Ever since I read Gorgeously Green: 8 Simple Steps to an Earth-Friendly Life, I have felt I should start a compost. I have become more mindful of the scraps of fruits and vegetables I throw into my trash can that will ultimately end up in a landfill – things I could be composting and giving back to the earth. Also, since I’ve recently started my garden, a supposed-compost heap could be added to my crops and I would then have mega-enriched herbs and veggies. The only problem? I live in an apartment.
A few months ago, my parents attended a Sierra Club meeting where the guest speaker talked about compost. After that, my mom became determined to start a compost heap in their backyard.
“I’ve been wanting to do that,” I told her, “but I don’t think it would work in our apartment.”
“Why not buy a container and some worms and compost under your sink?” my mom suggested.
Excellent idea! But when I presented the idea to my husband, he had to get all sensible on me. “What about the smell? Wouldn’t our cat kill the worms? It’s too messy. They’ll evict us.” Bah!
So I’ve settled on occasionally collecting my compostible material and taking it over to my parents’ house. I even did an experiment recently where I measured our daily trash output vs. our daily compostible output. We’re still too heavy on the landfill only items and I have been trying to cut back by buying less processed and packaged foods and by not putting my produce in plastic baggies at the grocery stores (very wasteful in my opinion when you have to wash them before eating anyways!).

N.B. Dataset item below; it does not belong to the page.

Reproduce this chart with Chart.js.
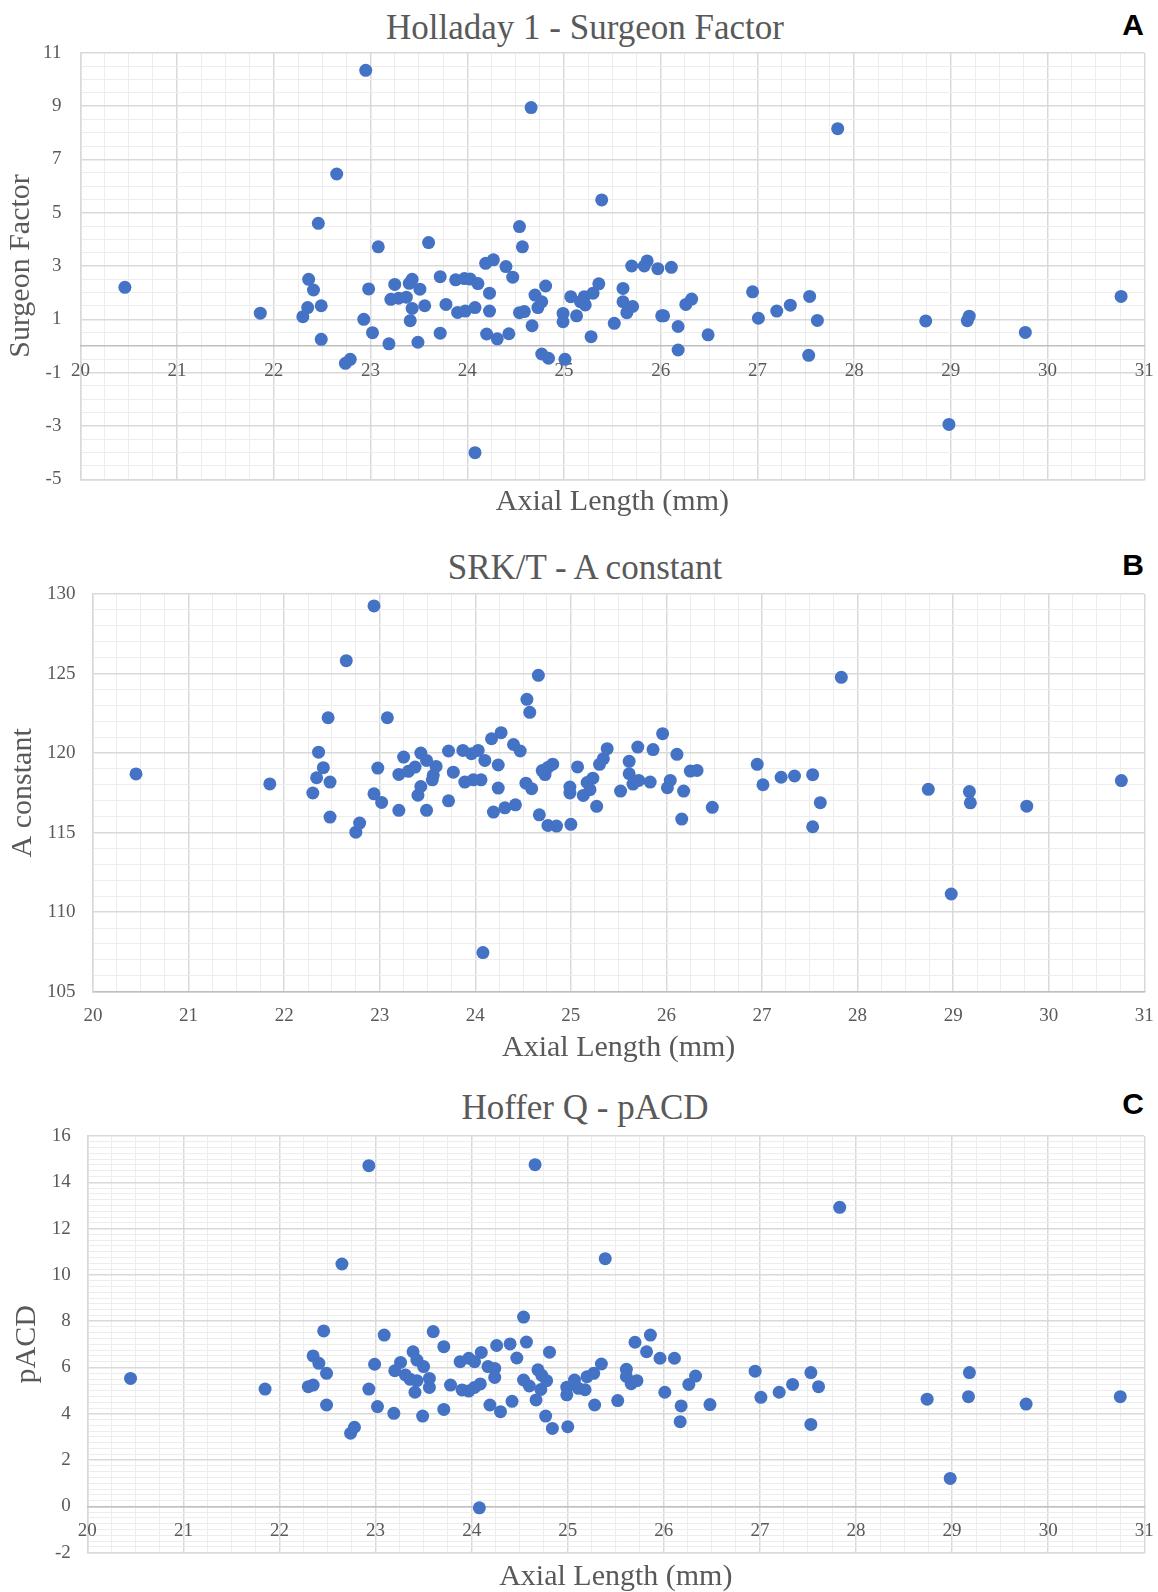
<!DOCTYPE html>
<html>
<head>
<meta charset="utf-8">
<script src="https://cdn.jsdelivr.net/npm/chart.js@4.4.0/dist/chart.umd.min.js"></script>
<style>
  html, body { margin: 0; padding: 0; background: #fff; }
  #page { position: relative; width: 1158px; height: 1592px; overflow: hidden; }
  canvas { position: absolute; left: 0; }
  .title {
    position: absolute; left: 0; width: 1170px; text-align: center;
    font-family: "Liberation Serif", serif; font-size: 35px; line-height: 35px;
    color: #595959; white-space: nowrap;
  }
  .letter {
    position: absolute; left: 1044px; width: 100px; text-align: right;
    font-family: "Liberation Sans", Arial, sans-serif; font-weight: bold;
    font-size: 30px; line-height: 30px; color: #000;
  }
</style>
</head>
<body>
<div id="page">
  <div class="title" style="top:10px">Holladay 1 - Surgeon Factor</div>
  <div class="letter" style="top:10px">A</div>
  <canvas id="chartA" width="1158" height="530" style="top:0px"></canvas>

  <div class="title" style="top:550px">SRK/T - A constant</div>
  <div class="letter" style="top:550px">B</div>
  <canvas id="chartB" width="1158" height="540" style="top:530px"></canvas>

  <div class="title" style="top:1090px">Hoffer Q - pACD</div>
  <div class="letter" style="top:1089px">C</div>
  <canvas id="chartC" width="1158" height="522" style="top:1070px"></canvas>
</div>
<script>
// x axis shared by the three panels
const axialRange = [20, 31]

// A: Holladay 1 - Surgeon Factor
const axialA = [20.46, 21.86, 22.30, 22.35, 22.36, 22.41, 22.46, 22.49, 22.49, 22.65,
  22.74, 22.79, 22.93, 22.95, 22.98, 23.02, 23.08, 23.19, 23.21, 23.25,
  23.29, 23.37, 23.40, 23.41, 23.43, 23.43, 23.49, 23.51, 23.56, 23.60,
  23.72, 23.72, 23.78, 23.88, 23.90, 23.97, 23.98, 24.03, 24.08, 24.08,
  24.11, 24.19, 24.20, 24.23, 24.23, 24.27, 24.31, 24.40, 24.43, 24.47,
  24.54, 24.54, 24.57, 24.59, 24.66, 24.67, 24.70, 24.73, 24.77, 24.77,
  24.81, 24.84, 24.99, 24.99, 25.01, 25.07, 25.13, 25.17, 25.21, 25.22,
  25.28, 25.30, 25.36, 25.39, 25.52, 25.61, 25.61, 25.65, 25.70, 25.71,
  25.83, 25.86, 25.97, 26.01, 26.03, 26.11, 26.18, 26.18, 26.26, 26.32,
  26.49, 26.95, 27.01, 27.20, 27.34, 27.53, 27.54, 27.62, 27.83, 28.74,
  28.98, 29.17, 29.19, 29.77, 30.76]
const surgeonFactor = [2.2, 1.23, 1.10, 1.44, 2.50, 2.10, 4.60, 1.51, 0.25, 6.45,
  -0.65, -0.50, 1.00, 10.34, 2.14, 0.50, 3.72, 0.08, 1.75, 2.31,
  1.79, 1.83, 2.35, 0.95, 2.50, 1.41, 0.14, 2.13, 1.51, 3.88,
  2.60, 0.48, 1.56, 2.48, 1.26, 2.53, 1.31, 2.51, 1.44, -4.00,
  2.34, 3.10, 0.45, 1.98, 1.31, 3.23, 0.27, 2.98, 0.46, 2.58,
  4.48, 1.25, 3.72, 1.29, 8.94, 0.76, 1.91, 1.44, 1.66, -0.30,
  2.25, -0.46, 1.22, 0.91, -0.50, 1.85, 1.13, 1.66, 1.85, 1.54,
  0.35, 1.98, 2.33, 5.48, 0.85, 2.16, 1.66, 1.25, 3.00, 1.48,
  3.00, 3.19, 2.90, 1.13, 1.13, 2.95, 0.73, -0.15, 1.56, 1.76,
  0.42, 2.03, 1.04, 1.31, 1.53, -0.35, 1.86, 0.96, 8.15, 0.94,
  -2.94, 0.95, 1.12, 0.51, 1.86]

// B: SRK/T - A constant
const axialB = [20.45, 21.85, 22.30, 22.34, 22.36, 22.41, 22.46, 22.48, 22.48, 22.65,
  22.75, 22.79, 22.94, 22.94, 22.98, 23.02, 23.08, 23.20, 23.20, 23.25,
  23.30, 23.37, 23.40, 23.43, 23.43, 23.49, 23.49, 23.55, 23.56, 23.59,
  23.72, 23.72, 23.77, 23.87, 23.89, 23.96, 23.98, 24.03, 24.06, 24.08,
  24.10, 24.17, 24.19, 24.24, 24.24, 24.27, 24.31, 24.40, 24.42, 24.47,
  24.53, 24.54, 24.57, 24.59, 24.66, 24.67, 24.70, 24.73, 24.76, 24.76,
  24.81, 24.85, 24.99, 24.99, 25.00, 25.07, 25.13, 25.17, 25.20, 25.23,
  25.27, 25.30, 25.34, 25.38, 25.52, 25.61, 25.61, 25.65, 25.71, 25.70,
  25.83, 25.86, 25.96, 26.01, 26.04, 26.11, 26.16, 26.18, 26.25, 26.32,
  26.48, 26.95, 27.01, 27.20, 27.34, 27.53, 27.53, 27.61, 27.83, 28.74,
  28.98, 29.17, 29.18, 29.77, 30.76]
const aConstant = [118.69, 118.06, 117.49, 118.45, 120.06, 119.08, 122.22, 118.18, 115.98, 125.81,
  115.03, 115.60, 117.44, 129.25, 119.06, 116.90, 122.22, 116.40, 118.66, 119.75,
  118.85, 119.12, 117.35, 117.90, 120.00, 119.54, 116.40, 118.32, 118.60, 119.16,
  120.13, 117.00, 118.80, 120.17, 118.18, 119.96, 118.32, 120.17, 118.32, 107.46,
  119.54, 120.90, 116.29, 119.25, 117.80, 121.28, 116.56, 120.54, 116.75, 120.13,
  118.11, 123.38, 122.56, 117.76, 124.89, 116.12, 118.90, 118.65, 119.10, 115.45,
  119.30, 115.41, 117.86, 117.49, 115.52, 119.13, 117.34, 118.15, 117.70, 118.42,
  116.65, 119.29, 119.65, 120.28, 117.61, 119.48, 118.70, 118.05, 118.28, 120.38,
  118.18, 120.22, 121.22, 117.82, 118.28, 119.92, 115.85, 117.61, 118.87, 118.91,
  116.59, 119.29, 118.01, 118.48, 118.56, 118.64, 115.37, 116.88, 124.76, 117.72,
  111.14, 117.58, 116.87, 116.66, 118.27]

// C: Hoffer Q - pACD
const axialC = [20.45, 21.85, 22.30, 22.35, 22.35, 22.41, 22.46, 22.49, 22.49, 22.65,
  22.74, 22.78, 22.93, 22.93, 22.99, 23.02, 23.09, 23.19, 23.20, 23.26,
  23.31, 23.36, 23.39, 23.41, 23.43, 23.43, 23.49, 23.50, 23.56, 23.56,
  23.60, 23.71, 23.71, 23.78, 23.88, 23.90, 23.97, 23.97, 24.03, 24.03,
  24.08, 24.09, 24.10, 24.17, 24.19, 24.24, 24.24, 24.26, 24.30, 24.40,
  24.42, 24.47, 24.54, 24.54, 24.57, 24.60, 24.66, 24.67, 24.69, 24.72,
  24.73, 24.77, 24.78, 24.81, 24.84, 24.99, 24.99, 25.00, 25.07, 25.11,
  25.18, 25.20, 25.27, 25.28, 25.35, 25.39, 25.52, 25.61, 25.61, 25.66,
  25.70, 25.72, 25.82, 25.86, 25.96, 26.01, 26.11, 26.17, 26.18, 26.26,
  26.33, 26.48, 26.95, 27.01, 27.20, 27.34, 27.53, 27.53, 27.61, 27.83,
  28.74, 28.98, 29.17, 29.18, 29.77, 30.75]
const pACD = [5.53, 5.07, 5.17, 5.24, 6.50, 6.18, 7.58, 5.75, 4.38, 10.47,
  3.16, 3.42, 5.07, 14.72, 6.14, 4.31, 7.40, 4.02, 5.86, 6.22,
  5.68, 5.49, 6.68, 4.93, 6.32, 5.43, 3.90, 6.04, 5.53, 5.14,
  7.55, 6.90, 4.19, 5.24, 6.25, 5.03, 6.40, 4.98, 6.25, 5.14,
  -0.06, 5.29, 6.65, 6.04, 4.38, 5.96, 5.57, 6.95, 4.09, 7.02,
  4.54, 6.41, 8.18, 5.46, 7.10, 5.20, 14.76, 4.60, 5.90, 5.05,
  5.66, 3.90, 5.43, 6.66, 3.37, 5.15, 4.82, 3.44, 5.46, 5.10,
  5.04, 5.60, 5.75, 4.38, 6.15, 10.70, 4.57, 5.92, 5.61, 5.30,
  7.09, 5.43, 6.68, 7.40, 6.40, 4.93, 6.40, 3.66, 4.34, 5.27,
  5.63, 4.40, 5.84, 4.71, 4.93, 5.27, 5.78, 3.54, 5.17, 12.92,
  4.63, 1.21, 4.74, 5.78, 4.42, 4.74]

const BLUE = "#4472C4"
const MAJOR = "#d9d9d9"
const MINOR = "#ededed"
const AXIS = "#bfbfbf"
const TEXT = "#595959"
const SERIF = "'Liberation Serif', 'Times New Roman', serif"

function onStep(v, base, step) {
  const k = (v - base) / step
  return Math.abs(k - Math.round(k)) < 1e-6
}

function gridFor(base, step) {
  return {
    drawTicks: false,
    color: (c) => (c.tick && onStep(c.tick.value, base, step) ? MAJOR : MINOR),
    lineWidth: (c) => (c.tick && onStep(c.tick.value, base, step) ? 1.5 : 1),
  }
}

// x labels sit "drop" px below their axis line; done with lineHeight, not padding,
// so the last label does not pull the plot's right edge in
function xTickFont(drop) {
  return { family: SERIF, size: 19, lineHeight: (2 * drop) / 19 }
}

function makeChart(id, xs, ys, o) {
  const tickFont = { family: SERIF, size: 19, lineHeight: 1.2 }
  const titleFont = { family: SERIF, size: 30, lineHeight: 1 }
  const scales = {
    x: {
      type: "linear",
      position: "bottom",
      min: axialRange[0],
      max: axialRange[1],
      ticks: {
        display: !o.zeroAxis,
        stepSize: 0.25,
        autoSkip: false,
        maxRotation: 0,
        padding: 0,
        font: xTickFont(o.xLabelDrop),
        color: TEXT,
        callback: (v) => (onStep(v, axialRange[0], 1) ? String(v) : ""),
      },
      grid: gridFor(axialRange[0], 1),
      border: { color: o.zeroAxis ? MAJOR : AXIS, width: 1.5 },
      title: {
        display: true,
        text: "Axial Length (mm)",
        font: titleFont,
        color: TEXT,
        padding: { top: 0, bottom: o.xTitlePad },
      },
      afterFit: (s) => { s.height = o.xHeight },
    },
    y: {
      type: "linear",
      position: "left",
      min: o.yMin,
      max: o.yMax,
      ticks: {
        stepSize: o.yMinor,
        autoSkip: false,
        padding: o.yTickPad,
        font: tickFont,
        color: TEXT,
        callback: (v) => (onStep(v, o.yMin, o.yMajor) ? String(v) : ""),
      },
      grid: gridFor(o.yMin, o.yMajor),
      border: { color: MAJOR, width: 1.5 },
      title: {
        display: true,
        text: o.yTitle,
        font: titleFont,
        color: TEXT,
        padding: { top: o.yTitlePad, bottom: 0 },
      },
      afterFit: (s) => { s.width = o.yWidth },
    },
  }
  if (o.zeroAxis) {
    // the labelled x axis crosses the value axis at 0, as in Excel
    scales.x0 = {
      type: "linear",
      axis: "x",
      position: { y: 0 },
      min: axialRange[0],
      max: axialRange[1],
      ticks: {
        stepSize: 1,
        autoSkip: false,
        maxRotation: 0,
        padding: 0,
        font: xTickFont(o.xLabelDrop),
        color: TEXT,
      },
      grid: { display: false, drawTicks: false },
      border: { color: AXIS, width: 1.5 },
    }
  }
  return new Chart(document.getElementById(id), {
    type: "scatter",
    data: {
      datasets: [
        {
          data: xs.map((x, i) => ({ x: x, y: ys[i] })),
          xAxisID: "x",
          yAxisID: "y",
          backgroundColor: BLUE,
          borderWidth: 0,
          pointRadius: 6.5,
          pointHoverRadius: 6.5,
        },
      ],
    },
    options: {
      responsive: false,
      animation: false,
      devicePixelRatio: 1,
      events: [],
      layout: { padding: { top: o.top, right: 13.7, bottom: 0, left: 0 } },
      plugins: { legend: { display: false }, tooltip: { enabled: false } },
      scales: scales,
    },
  })
}

makeChart("chartA", axialA, surgeonFactor, {
  yMin: -5, yMax: 11, yMajor: 2, yMinor: 0.5, yTitle: "Surgeon Factor",
  yWidth: 80.4, yTickPad: 19, yTitlePad: 6.3,
  top: 52.7, xHeight: 50.7, xTitlePad: 13.3, xLabelDrop: 24.8, zeroAxis: true,
})

makeChart("chartB", axialB, aConstant, {
  yMin: 105, yMax: 130, yMajor: 5, yMinor: 1, yTitle: "A constant",
  yWidth: 93, yTickPad: 17.6, yTitlePad: 8.2,
  top: 64, xHeight: 78.3, xTitlePad: 7, xLabelDrop: 24.3, zeroAxis: false,
})

makeChart("chartC", axialC, pACD, {
  yMin: -2, yMax: 16, yMajor: 2, yMinor: 0.25, yTitle: "pACD",
  yWidth: 87.3, yTickPad: 16.5, yTitlePad: 12,
  top: 66, xHeight: 39.3, xTitlePad: 0.3, xLabelDrop: 24.5, zeroAxis: true,
})
</script>
</body>
</html>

Yesterday I took Part 2 in the Becky-learns-to-garden-series: Fall into Gardening. I was surprised how much discussions and questions focused on composting. Here are a few things I learned:
- What can be composted: Whatever comes from the earth can go back to the earth. Compostible items include fruit and veggie scraps, apple cores, banana peels, used tea bags, coffee grounds, leaves, grass, wood chips, dried flowers. Things that don’t compost: animal fat, dairy products, meat products, bacon grease.
- Coffee grounds are really good to add to compost piles. If you’re not a coffee drinker, I’ve heard that by making nice with Starbucks, they’ll give you free used coffee grounds for your compost heap.
- Insects shouldn’t be a problem because ideally the compost heap should be hot and insects won’t survive.
- When to turn it? A good rule of thumb is: If it’s hot leave it, if it’s cold turn it.
- Where to buy a composting bin? The Spring Preserve, where I’ve been taking my gardening classes, said they buy the bins for their composting classes from Peaceful Valley. Some people also said you can even buy composting bins at WalMart, but since I haven’t been to WalMart in years, I’m probably not the one to ask.
And if you’re interested in learning more about how to compost check out the website http://www.howtocompost.org/ – a great place for beginners to start.
While I still haven’t accepted that people living in apartments cannot compost, for now I’ll have to accept saving my scraps for my parents’ bin.